(Written exercise):
Report how many lines in the listing below include the word "this". Write nothing besides the number.
_ _ _ _
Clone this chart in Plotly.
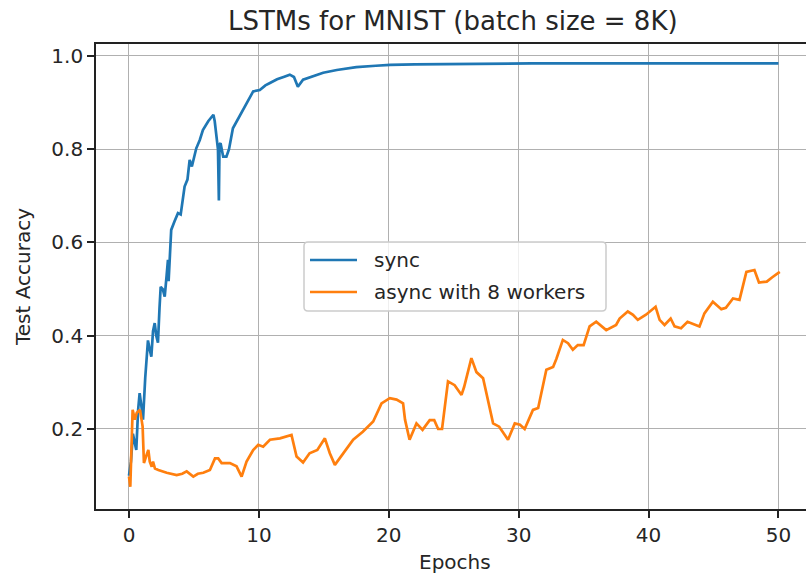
import plotly.graph_objects as go

# ---- data ----
sync_epochs = [0.0, 0.15, 0.3, 0.45, 0.56, 0.7, 0.82, 0.95, 1.08, 1.25, 1.46, 1.6, 1.72, 1.85,
               1.98, 2.1, 2.23, 2.35, 2.44, 2.6, 2.75, 2.9, 3.0, 3.05, 3.25, 3.5, 3.77, 3.98,
               4.28, 4.5, 4.67, 4.84, 5.18, 5.45, 5.69, 6.1, 6.5, 6.6, 6.85, 6.92, 6.97, 7.05,
               7.25, 7.5, 7.7, 8.0, 8.3, 8.6, 8.9, 9.2, 9.56, 10.07, 10.5, 10.85, 11.4, 11.9,
               12.38, 12.7, 13.0, 13.4, 14.0, 14.95, 16.0, 17.5, 19.0, 20.1, 22.0, 25.0, 28.0,
               31.0, 34.0, 37.0, 40.0, 43.0, 46.0, 50.0]
sync_acc = [0.10, 0.13, 0.19, 0.17, 0.155, 0.24, 0.277, 0.25, 0.22, 0.31, 0.39, 0.37, 0.355, 0.41,
            0.427, 0.40, 0.385, 0.46, 0.505, 0.50, 0.484, 0.53, 0.563, 0.517, 0.627, 0.645, 0.663, 0.66,
            0.72, 0.735, 0.777, 0.763, 0.802, 0.82, 0.841, 0.86, 0.874, 0.86, 0.80, 0.69, 0.81, 0.813,
            0.784, 0.784, 0.80, 0.845, 0.86, 0.877, 0.89, 0.906, 0.924, 0.927, 0.937, 0.942, 0.95, 0.955,
            0.96, 0.955, 0.934, 0.949, 0.955, 0.964, 0.97, 0.976, 0.979, 0.981, 0.982, 0.983, 0.983,
            0.984, 0.984, 0.984, 0.984, 0.984, 0.984, 0.984]

async_epochs = [0.0, 0.1, 0.28, 0.45, 0.6, 0.85, 1.05, 1.15, 1.3, 1.49, 1.6, 1.75, 1.85, 2.0, 2.26,
                2.9, 3.67, 4.1, 4.44, 4.95, 5.3, 5.72, 6.23, 6.62, 6.87, 7.13, 7.77, 8.28, 8.67,
                9.05, 9.56, 9.95, 10.33, 10.85, 11.62, 12.13, 12.51, 12.9, 13.4, 13.9, 14.5, 15.08,
                15.46, 15.85, 16.5, 17.26, 18.0, 18.8, 19.44, 20.08, 20.6, 21.1, 21.25, 21.6, 22.13,
                22.6, 23.15, 23.5, 23.8, 24.1, 24.56, 25.07, 25.6, 25.8, 26.36, 26.75, 27.26, 27.65,
                28.03, 28.5, 29.18, 29.7, 30.1, 30.46, 31.1, 31.5, 32.13, 32.65, 32.9, 33.4, 33.8,
                34.17, 34.55, 35.0, 35.46, 35.97, 36.74, 37.5, 37.77, 38.4, 38.8, 39.17, 39.8, 40.54,
                40.85, 41.23, 41.7, 42.0, 42.5, 43.0, 43.92, 44.3, 44.95, 45.6, 45.95, 46.5, 47.0,
                47.53, 48.15, 48.5, 49.1, 49.5, 50.1]
async_acc = [0.098, 0.076, 0.241, 0.22, 0.235, 0.241, 0.205, 0.127, 0.14, 0.155, 0.13, 0.119, 0.13, 0.115, 0.112,
             0.106, 0.101, 0.104, 0.109, 0.098, 0.104, 0.106, 0.112, 0.137, 0.137, 0.127, 0.127, 0.12, 0.098,
             0.13, 0.155, 0.166, 0.162, 0.177, 0.18, 0.184, 0.187, 0.141, 0.128, 0.148, 0.155, 0.18,
             0.148, 0.123, 0.148, 0.177, 0.194, 0.216, 0.255, 0.266, 0.263, 0.255, 0.22, 0.177, 0.212,
             0.198, 0.219, 0.219, 0.2, 0.2, 0.302, 0.294, 0.273, 0.29, 0.352, 0.322, 0.309, 0.256,
             0.212, 0.205, 0.177, 0.212, 0.209, 0.2, 0.241, 0.245, 0.327, 0.333, 0.35, 0.391, 0.384,
             0.37, 0.38, 0.38, 0.42, 0.43, 0.412, 0.423, 0.437, 0.452, 0.445, 0.434, 0.445, 0.462,
             0.434, 0.423, 0.437, 0.42, 0.416, 0.43, 0.42, 0.448, 0.473, 0.457, 0.46, 0.48, 0.477,
             0.537, 0.541, 0.514, 0.516, 0.525, 0.537]

series_names = ["sync", "async with 8 workers"]
series_colors = ["#1f77b4", "#ff7f0e"]
x_ticks = [0, 10, 20, 30, 40, 50]
y_ticks = [0.2, 0.4, 0.6, 0.8, 1.0]
y_tick_labels = ["0.2", "0.4", "0.6", "0.8", "1.0"]

title_text = "LSTMs for MNIST (batch size = 8K)"
x_label = "Epochs"
y_label = "Test Accuracy"

FONT = "DejaVu Sans, sans-serif"
TXT = "#262626"

fig = go.Figure()
fig.add_trace(go.Scatter(x=sync_epochs, y=sync_acc, mode="lines", name=series_names[0],
                         line=dict(color=series_colors[0], width=2.7), showlegend=False))
fig.add_trace(go.Scatter(x=async_epochs, y=async_acc, mode="lines", name=series_names[1],
                         line=dict(color=series_colors[1], width=2.7), showlegend=False))

W, H = 806, 573
L, R, T, B = 96, 0, 44, 64
pw, ph = W - L - R, H - T - B

fig.update_layout(
    width=W, height=H, autosize=False,
    margin=dict(l=L, r=R, t=T, b=B, pad=0),
    paper_bgcolor="white", plot_bgcolor="white",
    font=dict(family=FONT, size=20, color=TXT),
    showlegend=False,
)
fig.update_xaxes(range=[-2.54, 52.12], tickvals=x_ticks, ticktext=[str(v) for v in x_ticks],
                 showgrid=True, gridcolor="#b0b0b0", gridwidth=1.4, zeroline=False,
                 showline=True, linecolor="#222222", linewidth=1.7, mirror=True,
                 ticks="outside", ticklen=7, tickwidth=1.6, tickcolor="#222222",
                 tickfont=dict(family=FONT, size=20, color=TXT))
fig.update_yaxes(range=[0.0284, 1.0257], tickvals=y_ticks, ticktext=y_tick_labels,
                 showgrid=True, gridcolor="#b0b0b0", gridwidth=1.4, zeroline=False,
                 showline=True, linecolor="#222222", linewidth=1.7,
                 ticks="outside", ticklen=7, tickwidth=1.6, tickcolor="#222222",
                 tickfont=dict(family=FONT, size=20, color=TXT))

def px_x(p):
    return (p - L) / pw

def px_y(p):
    return (H - B - p) / ph

# title and axis labels
fig.add_annotation(text=title_text, xref="paper", yref="paper", x=px_x(453), y=px_y(21),
                   xanchor="center", yanchor="middle", showarrow=False,
                   font=dict(family=FONT, size=26, color=TXT))
fig.add_annotation(text=x_label, xref="paper", yref="paper", x=px_x(455), y=px_y(562),
                   xanchor="center", yanchor="middle", showarrow=False,
                   font=dict(family=FONT, size=20, color=TXT))
fig.add_annotation(text=y_label, xref="paper", yref="paper", x=px_x(23), y=px_y(277),
                   xanchor="center", yanchor="middle", showarrow=False, textangle=-90,
                   font=dict(family=FONT, size=20, color=TXT))

# legend box (matplotlib-style)
bx0, bx1, by0, by1 = 304, 606, 242, 311
r = 4
X0, X1 = px_x(bx0), px_x(bx1)
Y0, Y1 = px_y(by1), px_y(by0)
rx, ry = r / pw, r / ph
path = (f"M {X0+rx},{Y0} L {X1-rx},{Y0} Q {X1},{Y0} {X1},{Y0+ry} "
        f"L {X1},{Y1-ry} Q {X1},{Y1} {X1-rx},{Y1} L {X0+rx},{Y1} Q {X0},{Y1} {X0},{Y1-ry} "
        f"L {X0},{Y0+ry} Q {X0},{Y0} {X0+rx},{Y0} Z")
fig.add_shape(type="path", path=path, xref="paper", yref="paper", layer="above",
              fillcolor="rgba(255,255,255,0.8)", line=dict(color="#cccccc", width=1.5))
rows = [260, 292]
for name, color, ry_px in zip(series_names, series_colors, rows):
    fig.add_shape(type="line", xref="paper", yref="paper", layer="above",
                  x0=px_x(310), x1=px_x(357), y0=px_y(ry_px), y1=px_y(ry_px),
                  line=dict(color=color, width=2.7))
    fig.add_annotation(text=name, xref="paper", yref="paper", x=px_x(372), y=px_y(ry_px),
                       xanchor="left", yanchor="middle", showarrow=False,
                       font=dict(family=FONT, size=20, color=TXT))

fig.write_html("out.html")
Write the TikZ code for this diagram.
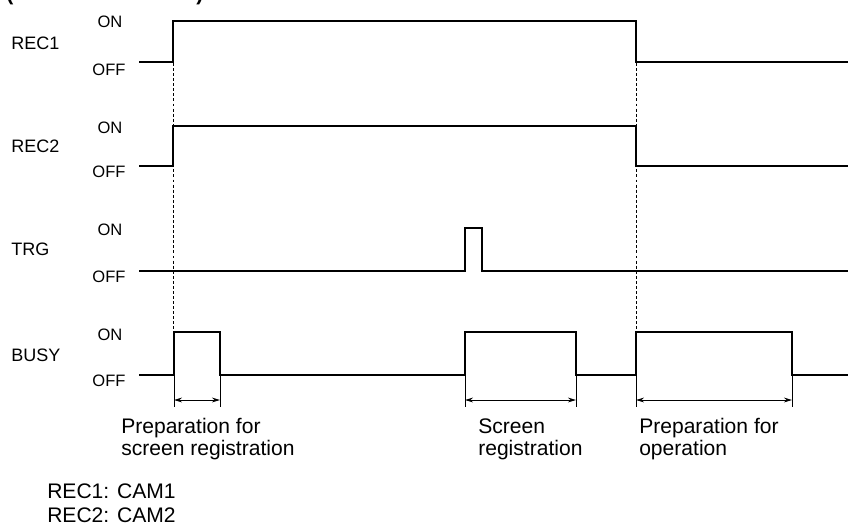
_ _ _ _
(The output):
2